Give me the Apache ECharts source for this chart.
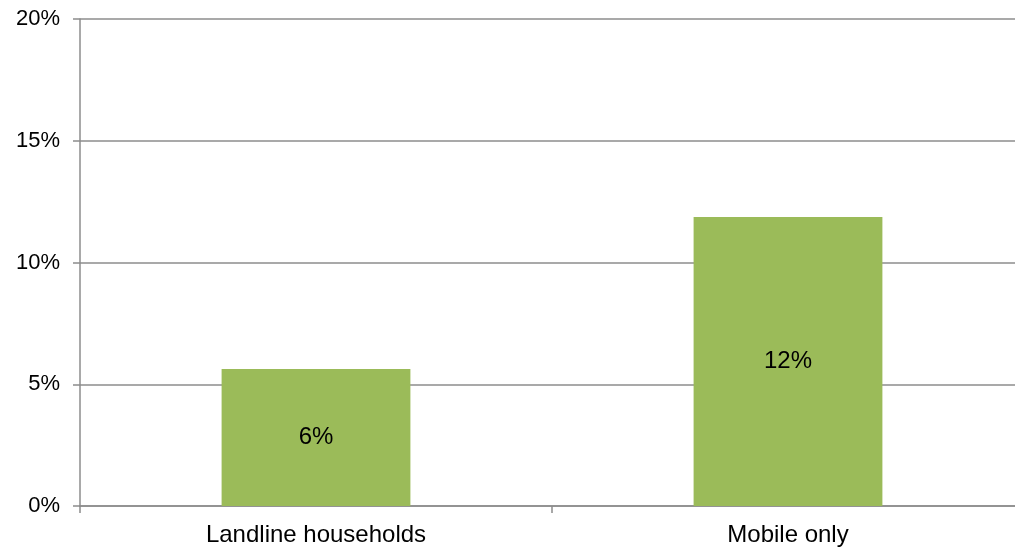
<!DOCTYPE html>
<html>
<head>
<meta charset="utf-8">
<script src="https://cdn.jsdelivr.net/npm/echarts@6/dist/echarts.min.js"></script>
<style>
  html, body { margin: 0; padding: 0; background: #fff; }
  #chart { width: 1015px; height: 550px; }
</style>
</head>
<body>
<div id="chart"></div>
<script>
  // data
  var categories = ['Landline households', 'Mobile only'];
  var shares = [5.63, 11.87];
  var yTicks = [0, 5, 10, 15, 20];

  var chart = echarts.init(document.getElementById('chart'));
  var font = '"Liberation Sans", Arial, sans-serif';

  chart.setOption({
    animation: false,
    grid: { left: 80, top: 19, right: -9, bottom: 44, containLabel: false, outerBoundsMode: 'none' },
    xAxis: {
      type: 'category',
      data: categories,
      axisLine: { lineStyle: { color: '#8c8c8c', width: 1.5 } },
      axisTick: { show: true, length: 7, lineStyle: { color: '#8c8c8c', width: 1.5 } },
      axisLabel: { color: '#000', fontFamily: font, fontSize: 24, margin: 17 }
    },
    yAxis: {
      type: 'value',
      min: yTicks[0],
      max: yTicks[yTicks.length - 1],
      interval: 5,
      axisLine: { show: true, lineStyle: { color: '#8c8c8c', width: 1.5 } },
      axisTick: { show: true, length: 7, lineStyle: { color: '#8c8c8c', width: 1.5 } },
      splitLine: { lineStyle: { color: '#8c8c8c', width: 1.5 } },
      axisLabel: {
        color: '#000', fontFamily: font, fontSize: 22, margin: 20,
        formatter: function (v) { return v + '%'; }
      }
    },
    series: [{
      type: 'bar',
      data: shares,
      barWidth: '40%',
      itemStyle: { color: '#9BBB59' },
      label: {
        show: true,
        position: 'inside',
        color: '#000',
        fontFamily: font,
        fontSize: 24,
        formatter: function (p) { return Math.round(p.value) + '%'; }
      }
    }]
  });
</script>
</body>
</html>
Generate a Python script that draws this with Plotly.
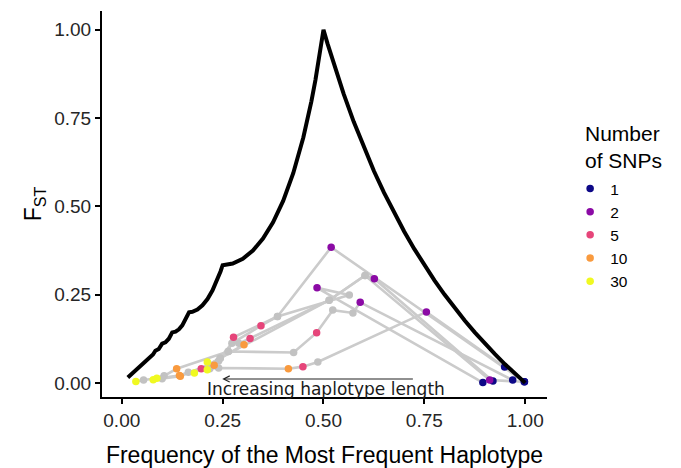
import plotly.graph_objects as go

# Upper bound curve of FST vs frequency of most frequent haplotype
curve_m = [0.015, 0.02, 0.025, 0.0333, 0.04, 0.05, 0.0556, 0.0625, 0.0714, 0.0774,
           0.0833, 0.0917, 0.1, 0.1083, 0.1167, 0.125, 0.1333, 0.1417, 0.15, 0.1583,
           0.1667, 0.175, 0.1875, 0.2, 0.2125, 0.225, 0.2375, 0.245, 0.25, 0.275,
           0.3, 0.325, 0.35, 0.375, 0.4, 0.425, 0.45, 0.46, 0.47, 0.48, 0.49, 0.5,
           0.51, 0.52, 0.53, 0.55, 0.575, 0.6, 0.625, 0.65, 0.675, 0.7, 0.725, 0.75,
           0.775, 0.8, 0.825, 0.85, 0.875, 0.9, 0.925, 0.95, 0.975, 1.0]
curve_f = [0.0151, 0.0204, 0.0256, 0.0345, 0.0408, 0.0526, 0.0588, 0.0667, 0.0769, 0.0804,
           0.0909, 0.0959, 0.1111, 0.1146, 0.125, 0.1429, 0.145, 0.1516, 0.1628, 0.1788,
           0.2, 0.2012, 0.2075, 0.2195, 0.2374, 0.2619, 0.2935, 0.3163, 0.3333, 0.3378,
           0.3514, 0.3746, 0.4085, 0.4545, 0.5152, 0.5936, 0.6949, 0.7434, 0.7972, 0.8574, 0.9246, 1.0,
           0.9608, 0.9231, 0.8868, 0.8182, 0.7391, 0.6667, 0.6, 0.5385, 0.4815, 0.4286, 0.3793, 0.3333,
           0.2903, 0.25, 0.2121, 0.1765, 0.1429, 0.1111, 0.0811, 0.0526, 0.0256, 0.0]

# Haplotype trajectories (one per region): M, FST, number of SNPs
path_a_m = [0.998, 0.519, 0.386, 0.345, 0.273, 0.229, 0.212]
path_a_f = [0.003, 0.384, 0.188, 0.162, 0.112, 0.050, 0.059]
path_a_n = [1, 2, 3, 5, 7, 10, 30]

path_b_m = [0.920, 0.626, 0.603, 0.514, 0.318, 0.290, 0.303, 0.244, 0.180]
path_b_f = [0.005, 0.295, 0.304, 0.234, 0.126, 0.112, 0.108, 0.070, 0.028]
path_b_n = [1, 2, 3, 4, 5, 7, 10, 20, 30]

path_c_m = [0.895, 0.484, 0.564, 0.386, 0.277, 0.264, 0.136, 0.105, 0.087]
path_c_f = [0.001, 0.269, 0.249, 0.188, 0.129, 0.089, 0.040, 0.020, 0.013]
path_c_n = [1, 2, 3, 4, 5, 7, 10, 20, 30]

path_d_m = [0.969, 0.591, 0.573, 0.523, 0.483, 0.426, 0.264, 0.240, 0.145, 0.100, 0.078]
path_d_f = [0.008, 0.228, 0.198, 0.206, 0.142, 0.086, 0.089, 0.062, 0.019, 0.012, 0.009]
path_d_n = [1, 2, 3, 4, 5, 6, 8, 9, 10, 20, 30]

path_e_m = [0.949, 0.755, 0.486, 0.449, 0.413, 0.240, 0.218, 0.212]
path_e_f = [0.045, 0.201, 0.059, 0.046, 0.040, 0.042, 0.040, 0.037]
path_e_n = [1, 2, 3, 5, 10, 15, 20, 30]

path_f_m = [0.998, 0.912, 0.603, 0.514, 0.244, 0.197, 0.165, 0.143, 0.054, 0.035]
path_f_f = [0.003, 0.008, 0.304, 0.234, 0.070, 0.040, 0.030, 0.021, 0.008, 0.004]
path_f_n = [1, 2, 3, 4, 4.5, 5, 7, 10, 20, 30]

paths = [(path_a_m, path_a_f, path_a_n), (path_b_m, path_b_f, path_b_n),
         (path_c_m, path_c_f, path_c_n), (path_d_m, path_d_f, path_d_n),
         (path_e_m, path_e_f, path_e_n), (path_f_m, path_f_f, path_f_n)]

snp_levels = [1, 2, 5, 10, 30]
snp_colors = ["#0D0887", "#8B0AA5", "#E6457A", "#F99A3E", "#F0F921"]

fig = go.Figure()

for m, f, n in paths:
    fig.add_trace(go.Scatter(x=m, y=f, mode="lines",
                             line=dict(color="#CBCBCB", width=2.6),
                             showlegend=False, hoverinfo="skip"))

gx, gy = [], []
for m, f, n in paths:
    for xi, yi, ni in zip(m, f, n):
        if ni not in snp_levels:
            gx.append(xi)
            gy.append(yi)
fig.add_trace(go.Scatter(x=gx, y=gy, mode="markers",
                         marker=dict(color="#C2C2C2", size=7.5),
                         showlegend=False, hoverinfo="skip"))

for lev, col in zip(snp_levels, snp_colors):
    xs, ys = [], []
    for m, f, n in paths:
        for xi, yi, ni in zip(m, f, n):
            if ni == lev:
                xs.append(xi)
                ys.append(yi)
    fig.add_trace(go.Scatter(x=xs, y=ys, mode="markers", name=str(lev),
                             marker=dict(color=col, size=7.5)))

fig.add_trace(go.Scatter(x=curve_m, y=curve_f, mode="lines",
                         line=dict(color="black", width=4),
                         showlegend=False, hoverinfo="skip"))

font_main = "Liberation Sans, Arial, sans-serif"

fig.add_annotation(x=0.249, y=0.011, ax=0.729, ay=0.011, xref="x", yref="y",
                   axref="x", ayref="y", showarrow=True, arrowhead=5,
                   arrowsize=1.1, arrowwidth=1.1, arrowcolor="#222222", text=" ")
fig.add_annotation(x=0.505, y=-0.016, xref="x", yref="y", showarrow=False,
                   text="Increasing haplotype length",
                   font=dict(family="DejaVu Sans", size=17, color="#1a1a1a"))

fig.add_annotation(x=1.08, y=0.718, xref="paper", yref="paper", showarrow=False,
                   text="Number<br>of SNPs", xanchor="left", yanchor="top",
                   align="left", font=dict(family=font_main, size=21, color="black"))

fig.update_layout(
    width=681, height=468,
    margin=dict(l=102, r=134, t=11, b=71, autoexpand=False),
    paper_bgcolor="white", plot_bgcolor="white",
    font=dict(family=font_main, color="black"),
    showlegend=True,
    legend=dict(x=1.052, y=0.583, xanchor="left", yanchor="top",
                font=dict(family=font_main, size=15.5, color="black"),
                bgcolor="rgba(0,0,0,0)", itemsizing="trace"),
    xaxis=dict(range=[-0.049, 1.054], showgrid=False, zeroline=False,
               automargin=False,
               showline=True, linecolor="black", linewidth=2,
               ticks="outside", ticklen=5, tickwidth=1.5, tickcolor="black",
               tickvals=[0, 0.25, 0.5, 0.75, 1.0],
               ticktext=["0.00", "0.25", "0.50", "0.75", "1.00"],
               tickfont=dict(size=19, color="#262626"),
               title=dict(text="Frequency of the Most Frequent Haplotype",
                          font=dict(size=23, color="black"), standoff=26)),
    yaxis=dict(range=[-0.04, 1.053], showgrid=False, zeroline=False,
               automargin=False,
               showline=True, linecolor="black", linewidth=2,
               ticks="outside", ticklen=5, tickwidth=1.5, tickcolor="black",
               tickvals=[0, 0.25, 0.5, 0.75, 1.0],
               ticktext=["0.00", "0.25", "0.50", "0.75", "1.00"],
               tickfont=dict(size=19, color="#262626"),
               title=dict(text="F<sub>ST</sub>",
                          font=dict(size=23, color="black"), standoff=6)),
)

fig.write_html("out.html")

++++++++

§ WHAT NEEDS TO BE DONE: Copy only the part of the records that runs from the first line to the line with "import plotly.graph_objects as go", ends included, leaving pictures out.

§ WORKED SOLUTION:
Give me the Apache ECharts source for this chart.
<!DOCTYPE html>
<html>
<head>
<meta charset="utf-8">
<script src="https://cdn.jsdelivr.net/npm/echarts@6/dist/echarts.min.js"></script>
<style>
  html, body { margin: 0; padding: 0; background: #fff; }
  #chart { width: 1015px; height: 550px; }
</style>
</head>
<body>
<div id="chart"></div>
<script>
  // data
  var categories = ['Landline households', 'Mobile only'];
  var shares = [5.63, 11.87];
  var yTicks = [0, 5, 10, 15, 20];

  var chart = echarts.init(document.getElementById('chart'));
  var font = '"Liberation Sans", Arial, sans-serif';

  chart.setOption({
    animation: false,
    grid: { left: 80, top: 19, right: -9, bottom: 44, containLabel: false, outerBoundsMode: 'none' },
    xAxis: {
      type: 'category',
      data: categories,
      axisLine: { lineStyle: { color: '#8c8c8c', width: 1.5 } },
      axisTick: { show: true, length: 7, lineStyle: { color: '#8c8c8c', width: 1.5 } },
      axisLabel: { color: '#000', fontFamily: font, fontSize: 24, margin: 17 }
    },
    yAxis: {
      type: 'value',
      min: yTicks[0],
      max: yTicks[yTicks.length - 1],
      interval: 5,
      axisLine: { show: true, lineStyle: { color: '#8c8c8c', width: 1.5 } },
      axisTick: { show: true, length: 7, lineStyle: { color: '#8c8c8c', width: 1.5 } },
      splitLine: { lineStyle: { color: '#8c8c8c', width: 1.5 } },
      axisLabel: {
        color: '#000', fontFamily: font, fontSize: 22, margin: 20,
        formatter: function (v) { return v + '%'; }
      }
    },
    series: [{
      type: 'bar',
      data: shares,
      barWidth: '40%',
      itemStyle: { color: '#9BBB59' },
      label: {
        show: true,
        position: 'inside',
        color: '#000',
        fontFamily: font,
        fontSize: 24,
        formatter: function (p) { return Math.round(p.value) + '%'; }
      }
    }]
  });
</script>
</body>
</html>
Generate a Python script that draws this with Plotly.
import plotly.graph_objects as go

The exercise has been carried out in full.